### Exercise details
Return all of the data exactly, with nothing left out but the pictures.

### Supplied information
---*---

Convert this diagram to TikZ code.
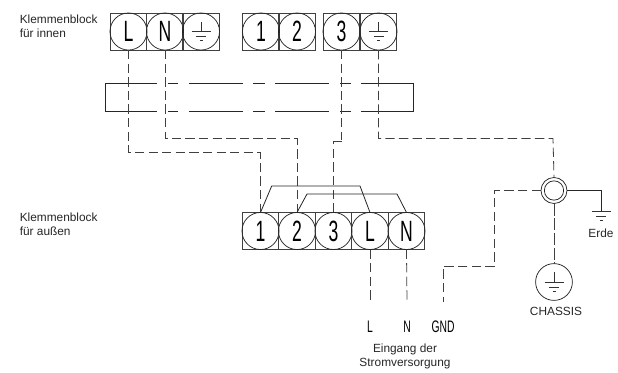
\documentclass[tikz,border=0pt]{standalone}
\usepackage{fontspec}
\setmainfont{Liberation Sans}
\newcommand{\termcell}[4]{%
  \node[cellbox] (#1box) at (#2,#3) {};
  \node[termcirc] (#1) at (#2,#3) {\scalebox{0.6}[1]{#4}};
}
\newcommand{\gndmark}[2]{%
  \draw[gline] (#1-9.5,#2) -- (#1+9.5,#2);
  \draw[gline] (#1-5,#2+5) -- (#1+5,#2+5);
  \draw[gline] (#1-1.5,#2+9.5) -- (#1+1.5,#2+9.5);
}
\tikzset{
  cellbox/.style={draw=black!75,line width=0.55pt,minimum width=27.3pt,minimum height=27.6pt,inner sep=0pt,outer sep=0pt},
  termcirc/.style={draw=black!85,circle,line width=0.55pt,minimum size=27.8pt,inner sep=0pt,outer sep=0pt,font=\fontsize{22pt}{24pt}\selectfont},
  wire/.style={line width=0.6pt,draw=black!75,dash pattern=on 7pt off 3.2pt},
  solidwire/.style={line width=0.6pt,draw=black!85},
  rectline/.style={line width=0.6pt,draw=black!85},
  gline/.style={line width=0.55pt,draw=black!80},
  lbl/.style={font=\fontsize{8.9pt}{10.5pt}\selectfont,text=black!85,inner sep=0pt,align=left},
  clbl/.style={font=\fontsize{8.9pt}{10.5pt}\selectfont,text=black!85,inner sep=0pt,align=center},
  nlbl/.style={font=\fontsize{12.5pt}{14pt}\selectfont,inner sep=0pt},
}
\begin{document}
\begin{tikzpicture}[x=0.75pt,y=-0.75pt]
\useasboundingbox (0,0) rectangle (618,372);
% labels
\node[lbl,anchor=north west] (t1) at (19.5,15) {Klemmenblock\\für innen};
\node[lbl,anchor=north west] (t2) at (19.5,213) {Klemmenblock\\für außen};
% indoor blocks
\termcell{iL}{128.5}{31.5}{L}
\termcell{iN}{165}{31.5}{N}
\termcell{iG}{201}{31.5}{}
\termcell{iA}{261}{31.5}{1}
\termcell{iB}{297}{31.5}{2}
\termcell{iC}{341.5}{31.5}{3}
\termcell{iE}{378.5}{31.5}{}
\gndmark{201}{31}
\draw[gline] (201,22) -- (201,31);
\gndmark{378.5}{31}
\draw[gline] (378.5,22) -- (378.5,31);
% cable rectangle
\draw[rectline] (157,83) -- (105,83) -- (105,111) -- (157,111);
\draw[rectline] (361,83) -- (413,83) -- (413,111) -- (361,111);
\foreach \y in {83,111}{
  \draw[rectline] (168,\y) -- (178,\y);
  \draw[rectline] (189,\y) -- (243,\y);
  \draw[rectline] (253,\y) -- (265,\y);
  \draw[rectline] (275,\y) -- (329,\y);
  \draw[rectline] (340,\y) -- (351,\y);
}
% outdoor block
\termcell{oA}{260.5}{231}{1}
\termcell{oB}{297}{231}{2}
\termcell{oC}{333.5}{231}{3}
\termcell{oL}{370}{231}{L}
\termcell{oN}{406.5}{231}{N}
% ring, chassis
\node[circle,draw=black!85,line width=0.55pt,minimum size=19.5pt,inner sep=0pt,outer sep=0pt] (ring) at (554,190.5) {};
\node[circle,draw=black!85,line width=0.55pt,minimum size=14.5pt,inner sep=0pt,outer sep=0pt] (ringin) at (554,190.5) {};
\node[circle,draw=black!85,line width=0.55pt,minimum size=27.6pt,inner sep=0pt,outer sep=0pt] (chassis) at (554,282) {};
\gndmark{554}{282}
\draw[gline] (554,272) -- (554,282);
% free ends
\coordinate (fL) at (370,302);
\coordinate (fN) at (407,302);
\coordinate (fG) at (443,302);
\coordinate (eG) at (601,211);
\gndmark{601}{211}
% wires
\draw[wire] (iL.south) |- (128.5,152.4) -| (oA.north);
\draw[wire] (iN.south) |- (165,138.4) -| (oB.north);
\draw[wire] (iC.south) -- (341.5,140);
\draw[wire] (333.5,141) -- (341.5,141);
\draw[wire] (oC.north) -- (333.5,141);
\draw[wire] (iE.south) |- (553,138.4) -- (ring.north);
\draw[wire] (ring.west) -| (494,266.4) -| (fG);
\draw[wire,dash pattern=on 9pt off 2pt] (ring.south) -- (chassis.north);
\draw[solidwire] (ring.east) -| (eG);
\draw[wire] (oL.south) -- (fL);
\draw[wire] (oN.south) -- (fN);
% jumpers
\draw[solidwire] (oA.north) -- (271.7,186) -- (360,186) -- (oL.north);
\draw[solidwire] (oB.north) -- (307,194) -- (397,194) -- (oN.north);
% lower labels
\node[nlbl] (nL) at (370,327) {\scalebox{0.62}[1]{L}};
\node[nlbl] (nN) at (407,327) {\scalebox{0.62}[1]{N}};
\node[nlbl] (nG) at (443,327) {\scalebox{0.62}[1]{GND}};
\node[clbl] (t3) at (405,356) {Eingang der\\Stromversorgung};
\node[clbl] (t4) at (601,233) {Erde};
\node[clbl] (t5) at (556,311) {CHASSIS};
\end{tikzpicture}
\end{document}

---*---

### Solution
Convert this diagram to TikZ code.
\documentclass[tikz,border=0pt]{standalone}
\usepackage{fontspec}
\setmainfont{Liberation Sans}
\newcommand{\termcell}[4]{%
  \node[cellbox] (#1box) at (#2,#3) {};
  \node[termcirc] (#1) at (#2,#3) {\scalebox{0.6}[1]{#4}};
}
\newcommand{\gndmark}[2]{%
  \draw[gline] (#1-9.5,#2) -- (#1+9.5,#2);
  \draw[gline] (#1-5,#2+5) -- (#1+5,#2+5);
  \draw[gline] (#1-1.5,#2+9.5) -- (#1+1.5,#2+9.5);
}
\tikzset{
  cellbox/.style={draw=black!75,line width=0.55pt,minimum width=27.3pt,minimum height=27.6pt,inner sep=0pt,outer sep=0pt},
  termcirc/.style={draw=black!85,circle,line width=0.55pt,minimum size=27.8pt,inner sep=0pt,outer sep=0pt,font=\fontsize{22pt}{24pt}\selectfont},
  wire/.style={line width=0.6pt,draw=black!75,dash pattern=on 7pt off 3.2pt},
  solidwire/.style={line width=0.6pt,draw=black!85},
  rectline/.style={line width=0.6pt,draw=black!85},
  gline/.style={line width=0.55pt,draw=black!80},
  lbl/.style={font=\fontsize{8.9pt}{10.5pt}\selectfont,text=black!85,inner sep=0pt,align=left},
  clbl/.style={font=\fontsize{8.9pt}{10.5pt}\selectfont,text=black!85,inner sep=0pt,align=center},
  nlbl/.style={font=\fontsize{12.5pt}{14pt}\selectfont,inner sep=0pt},
}
\begin{document}
\begin{tikzpicture}[x=0.75pt,y=-0.75pt]
\useasboundingbox (0,0) rectangle (618,372);
% labels
\node[lbl,anchor=north west] (t1) at (19.5,15) {Klemmenblock\\für innen};
\node[lbl,anchor=north west] (t2) at (19.5,213) {Klemmenblock\\für außen};
% indoor blocks
\termcell{iL}{128.5}{31.5}{L}
\termcell{iN}{165}{31.5}{N}
\termcell{iG}{201}{31.5}{}
\termcell{iA}{261}{31.5}{1}
\termcell{iB}{297}{31.5}{2}
\termcell{iC}{341.5}{31.5}{3}
\termcell{iE}{378.5}{31.5}{}
\gndmark{201}{31}
\draw[gline] (201,22) -- (201,31);
\gndmark{378.5}{31}
\draw[gline] (378.5,22) -- (378.5,31);
% cable rectangle
\draw[rectline] (157,83) -- (105,83) -- (105,111) -- (157,111);
\draw[rectline] (361,83) -- (413,83) -- (413,111) -- (361,111);
\foreach \y in {83,111}{
  \draw[rectline] (168,\y) -- (178,\y);
  \draw[rectline] (189,\y) -- (243,\y);
  \draw[rectline] (253,\y) -- (265,\y);
  \draw[rectline] (275,\y) -- (329,\y);
  \draw[rectline] (340,\y) -- (351,\y);
}
% outdoor block
\termcell{oA}{260.5}{231}{1}
\termcell{oB}{297}{231}{2}
\termcell{oC}{333.5}{231}{3}
\termcell{oL}{370}{231}{L}
\termcell{oN}{406.5}{231}{N}
% ring, chassis
\node[circle,draw=black!85,line width=0.55pt,minimum size=19.5pt,inner sep=0pt,outer sep=0pt] (ring) at (554,190.5) {};
\node[circle,draw=black!85,line width=0.55pt,minimum size=14.5pt,inner sep=0pt,outer sep=0pt] (ringin) at (554,190.5) {};
\node[circle,draw=black!85,line width=0.55pt,minimum size=27.6pt,inner sep=0pt,outer sep=0pt] (chassis) at (554,282) {};
\gndmark{554}{282}
\draw[gline] (554,272) -- (554,282);
% free ends
\coordinate (fL) at (370,302);
\coordinate (fN) at (407,302);
\coordinate (fG) at (443,302);
\coordinate (eG) at (601,211);
\gndmark{601}{211}
% wires
\draw[wire] (iL.south) |- (128.5,152.4) -| (oA.north);
\draw[wire] (iN.south) |- (165,138.4) -| (oB.north);
\draw[wire] (iC.south) -- (341.5,140);
\draw[wire] (333.5,141) -- (341.5,141);
\draw[wire] (oC.north) -- (333.5,141);
\draw[wire] (iE.south) |- (553,138.4) -- (ring.north);
\draw[wire] (ring.west) -| (494,266.4) -| (fG);
\draw[wire,dash pattern=on 9pt off 2pt] (ring.south) -- (chassis.north);
\draw[solidwire] (ring.east) -| (eG);
\draw[wire] (oL.south) -- (fL);
\draw[wire] (oN.south) -- (fN);
% jumpers
\draw[solidwire] (oA.north) -- (271.7,186) -- (360,186) -- (oL.north);
\draw[solidwire] (oB.north) -- (307,194) -- (397,194) -- (oN.north);
% lower labels
\node[nlbl] (nL) at (370,327) {\scalebox{0.62}[1]{L}};
\node[nlbl] (nN) at (407,327) {\scalebox{0.62}[1]{N}};
\node[nlbl] (nG) at (443,327) {\scalebox{0.62}[1]{GND}};
\node[clbl] (t3) at (405,356) {Eingang der\\Stromversorgung};
\node[clbl] (t4) at (601,233) {Erde};
\node[clbl] (t5) at (556,311) {CHASSIS};
\end{tikzpicture}
\end{document}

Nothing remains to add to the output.